SLS-1 launch history
- Status: Active
- Launches: 29
- First launch: 19 November 1999 Long March 2F / Shenzhou 1
- Last launch: 24 May 2026 Long March 2F/G / Shenzhou 23
- Associated rockets: Active: Long March 2F/G, Long March 2F/T; Retired: Long March 2F;

SLS-2 launch history
- Status: Active
- Launches: 129
- First launch: 3 November 2003 Long March 2D / FSW-3 1
- Last launch: 19 November 2025 Long March 2C / Shijian 30A/B/C
- Associated rockets: Long March 2C; Long March 2D; Long March 4B; Long March 4C;

= Jiuquan Launch Area 4 =

Launch complex at the Jiuquan Satellite Launch Center

Launch Area 4 (LA-4), also known as the South Launch Site or SLS, and LC-43, is the only active Long March launch complex at the Jiuquan Satellite Launch Center.

==History==
It consists of two launch pads: SLS-1 / 921 (LC-43/91) and SLS-2 / 603 (LC-43/94).

SLS-1 has been the launch site for all missions conducted as part of the Shenzhou programme, including the first Chinese crewed spaceflight, Shenzhou 5. Since it was activated in 1999; Long March 2C, Long March 2D, Long March 2F, Long March 4C and Long March 11 rockets have launched from LA-4. The first spacecraft to be launched from the site was Shenzhou 1, atop a Long March 2F, on 19 November 1999.

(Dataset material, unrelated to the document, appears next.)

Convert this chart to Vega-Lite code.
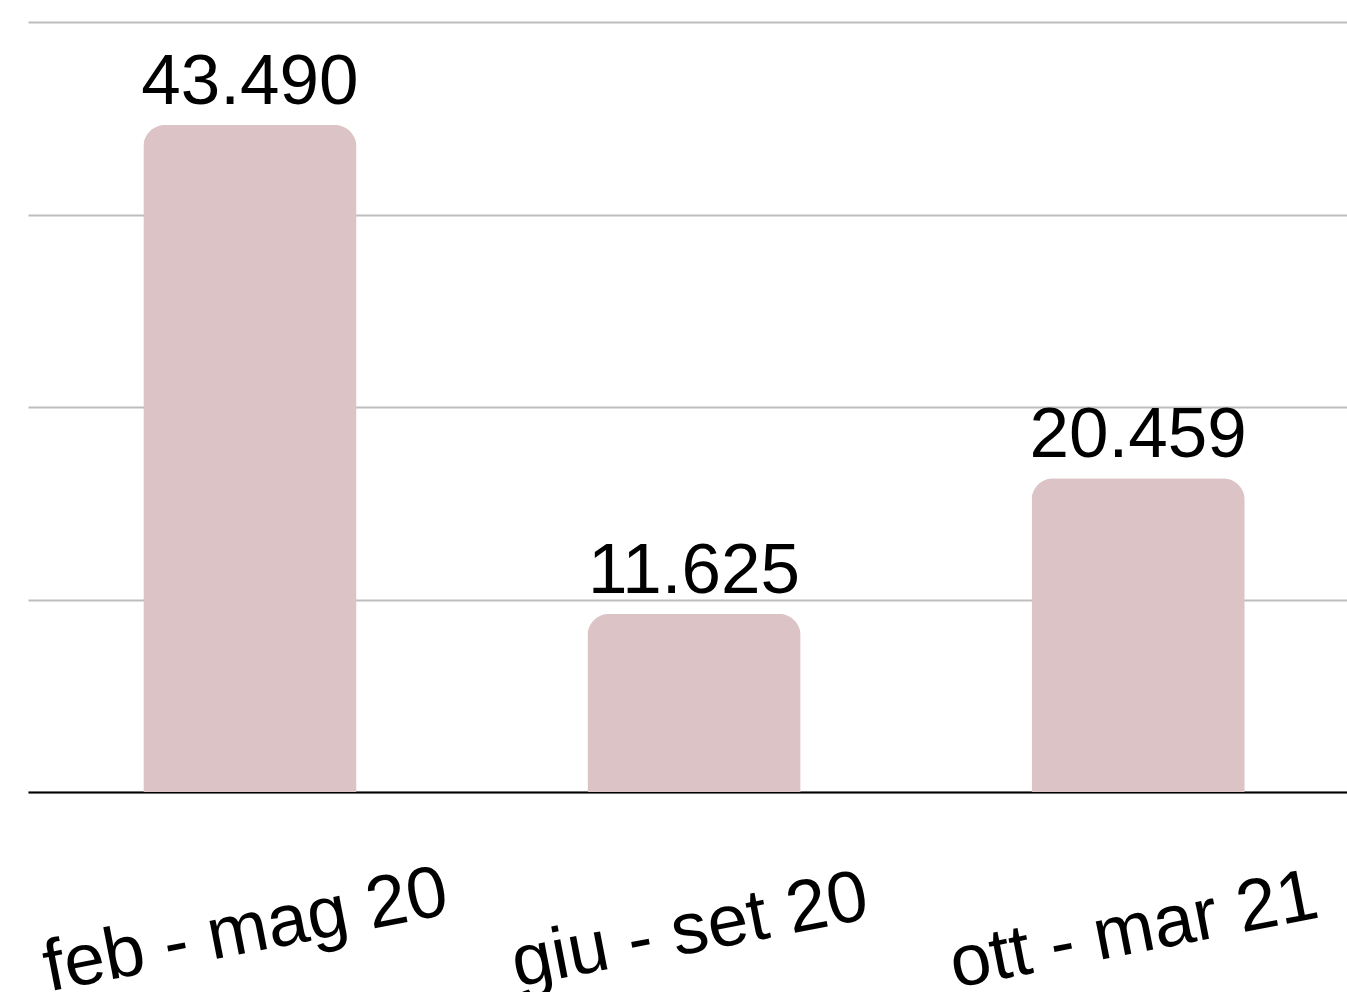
{
  "$schema": "https://vega.github.io/schema/vega-lite/v6.json",
  "width": 1319,
  "height": 770,
  "autosize": {"type": "none"},
  "padding": {"left": 28, "top": 22, "right": 0, "bottom": 200},
  "background": "#ffffff",
  "config": {
    "view": {"stroke": null},
    "font": "Liberation Sans"
  },
  "data": {
    "values": [
      {"periodo": "feb - mag 20", "valore": 43490, "etichetta": "43.490"},
      {"periodo": "giu - set 20", "valore": 11625, "etichetta": "11.625"},
      {"periodo": "ott - mar 21", "valore": 20459, "etichetta": "20.459"}
    ]
  },
  "encoding": {
    "x": {
      "field": "periodo",
      "type": "nominal",
      "sort": null,
      "title": null,
      "scale": {"paddingInner": 0.52, "paddingOuter": 0.245, "align": 0.53},
      "axis": {
        "domain": true,
        "domainColor": "#000000",
        "domainWidth": 2,
        "ticks": false,
        "tickSize": 0,
        "labelAngle": -11,
        "labelAlign": "center",
        "labelBaseline": "alphabetic",
        "labelPadding": 160,
        "labelFontSize": 73,
        "labelFont": "Liberation Sans",
        "labelColor": "#000000",
        "labelLimit": 0,
        "labelOverlap": false,
        "labelFlush": false,
        "labelBound": false,
        "grid": false
      }
    },
    "y": {
      "field": "valore",
      "type": "quantitative",
      "title": null,
      "scale": {"domain": [0, 50200], "nice": false},
      "axis": {
        "values": [0, 12550, 25100, 37650, 50200],
        "labels": false,
        "ticks": false,
        "domain": false,
        "grid": true,
        "gridColor": "#bdbdbd",
        "gridWidth": 2
      }
    }
  },
  "layer": [
    {
      "mark": {
        "type": "bar",
        "color": "#dbc3c6",
        "cornerRadiusTopLeft": 22,
        "cornerRadiusTopRight": 22
      }
    },
    {
      "mark": {
        "type": "text",
        "baseline": "alphabetic",
        "align": "center",
        "dy": -21,
        "fontSize": 71,
        "font": "Liberation Sans",
        "color": "#000000"
      },
      "encoding": {
        "text": {"field": "etichetta", "type": "nominal"}
      }
    }
  ]
}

SLS-2 became operational in 2003, and has since been used for most uncrewed launches from Jiuquan. As of March 2010, twenty launches have been made from the complex. The most recent launch from the site was from SLS-2 on 5 March 2010, when the Long March 4C made its first flight from the complex, carrying the Yaogan 9 satellite. Long March 4 launches had previously only been conducted from the Taiyuan Satellite Launch Center.